Olive’s connection with the Shire of Mundaring is rooted in her family connection to the area and her working photographic practice investigating family bonds, representation, sense of place and belonging.
In 1968, her grandparents travelled by boat with her four-year-old father as ‘ten-pound poms’ to Western Australia, settling in Mundaring and building a family home where her father grew up. In 2013 her father returned to live in Darlington. The time spent at her father’s home has evolved along with Olive‘s photographic practice. In 2018, her honours work investigated notions of family within a contemporary Australian milieu. Employing photography as a vehicle to re-visualise ‘family’ beyond the bounds of mainstream imagination, Olive looked introspectively at her own unconventional family model. This process included rifling through collective family archives which captured moments of her family’s life in Mundaring.
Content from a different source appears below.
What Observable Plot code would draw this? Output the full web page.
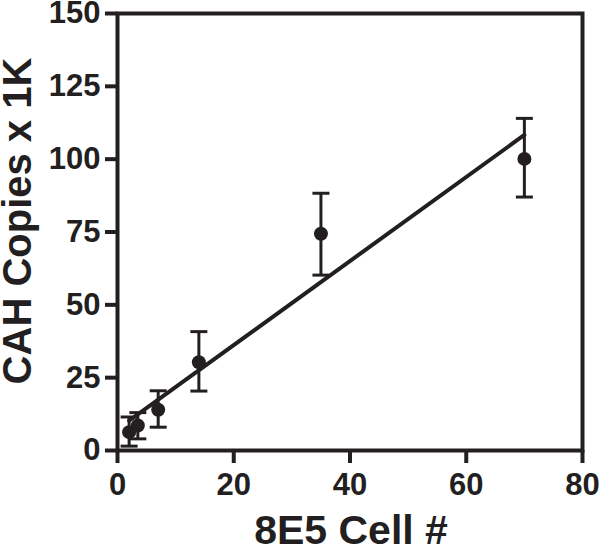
<!DOCTYPE html>
<html>
<head>
<meta charset="utf-8">
<script src="https://cdn.jsdelivr.net/npm/d3@7"></script>
<script src="https://cdn.jsdelivr.net/npm/@observablehq/plot@0.6"></script>
<style>
  html, body { margin: 0; padding: 0; background: #fff; overflow: hidden; }
  #chart svg { display: block; }
</style>
</head>
<body>
<div id="chart"></div>
<script>
// Data
const cellCounts = [2, 3.5, 7, 14, 35, 70];
const copies = [6.3, 8.6, 14, 30.3, 74.4, 100.1];
const copiesLow = [1.5, 4, 8, 20.4, 60.2, 87];
const copiesHigh = [11.5, 13, 20.5, 40.8, 88.3, 114];
const xTicks = [0, 20, 40, 60, 80];
const yTicks = [0, 25, 50, 75, 100, 125, 150];
const xTitle = "8E5 Cell #";
const yTitle = "CAH Copies x 1K";

const data = cellCounts.map((x, i) => ({x, y: copies[i], lo: copiesLow[i], hi: copiesHigh[i]}));

const ink = "#231f20";
const font = "'Liberation Sans', Arial, Helvetica, sans-serif";

const capSymbol = {
  draw(ctx, size) {
    const w = Math.sqrt(size / Math.PI);
    ctx.moveTo(-w, 0);
    ctx.lineTo(w, 0);
  }
};

const chart = Plot.plot({
  width: 600,
  height: 547,
  marginLeft: 117,
  marginRight: 18,
  marginTop: 13,
  marginBottom: 97,
  style: {fontFamily: font, background: "#fff", color: ink},
  x: {domain: [0, 80]},
  y: {domain: [0, 150]},
  marks: [
    Plot.ruleX(data, {x: "x", y1: "lo", y2: "hi", stroke: ink, strokeWidth: 3}),
    Plot.dot(data, {x: "x", y: "lo", symbol: capSymbol, r: 8.5, stroke: ink, strokeWidth: 3, fill: "none"}),
    Plot.dot(data, {x: "x", y: "hi", symbol: capSymbol, r: 8.5, stroke: ink, strokeWidth: 3, fill: "none"}),
    Plot.linearRegressionY(data, {x: "x", y: "y", ci: 0, stroke: ink, strokeWidth: 4}),
    Plot.dot(data, {x: "x", y: "y", r: 7, fill: ink, stroke: "none"}),
    Plot.frame({stroke: ink, strokeWidth: 4}),
    Plot.axisX({ticks: xTicks, tickSize: 13, tickPadding: 9, fontSize: 31, fontWeight: "bold", strokeWidth: 4, stroke: ink, fill: ink, label: null}),
    Plot.axisY({ticks: yTicks, tickSize: 12, tickPadding: 5, fontSize: 31, fontWeight: "bold", strokeWidth: 4, stroke: ink, fill: ink, label: null}),
    Plot.text([xTitle], {frameAnchor: "bottom", text: d => d, dy: 93, dx: 1, fontSize: 41, fontWeight: "bold", fill: ink}),
    Plot.text([yTitle], {frameAnchor: "left", text: d => d, textAnchor: "middle", rotate: -90, dx: -99, dy: -11, fontSize: 40, fontWeight: "bold", fill: ink})
  ]
});

document.getElementById("chart").appendChild(chart);
</script>
</body>
</html>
Integrating these found family archives with intimate portraits, Olive developed a series of images that critique the mainstream idea of family while simultaneously reflecting her own experiences and connections.
“I am connected to Mundaring via deep filial ties, where place nurtures a sense of belonging and identity.” Olive Lipscombe
With the help of this Award, these images formed Olive’s first solo exhibition ‘Au nom de la mère’, which took place at the Perth Centre for Photography in late January this year.
In deciding the 2019 recipient of the Robert Juniper Award for the Arts, the Judges, musician and educator Jonathan Brain, singer Penny Reynolds and photographer Bo Wong, unanimously recommended Olive commenting that her application “…had a solid outcome which is timely for her current career position. Olive is poised to become the new generation of female fine art photographers, of which there are very few – especially in WA… the first solo exhibition of a fine artist can have a profound effect on their development as an artist.”
Not to be thwarted by the unexpected power outage lasting most of the day and temperatures in the high 30’s the Mundaring CWA ladies cooked up a storm of tasty morsels for guests to enjoy, washed down with delicious wines from our friends at Lionmill Winery. Examples of Olive’s photography were enjoyed by all who attended including the Hon Ken Wyatt, Member for Kalamunda Mr Matthew Hughes, Shire of Mundaring President Cr John Day, Chair of the Mundaring Arts Centre Board Jenny Kerr, patron Richard Woldendorp and former Prize sponsor, Trish Juniper.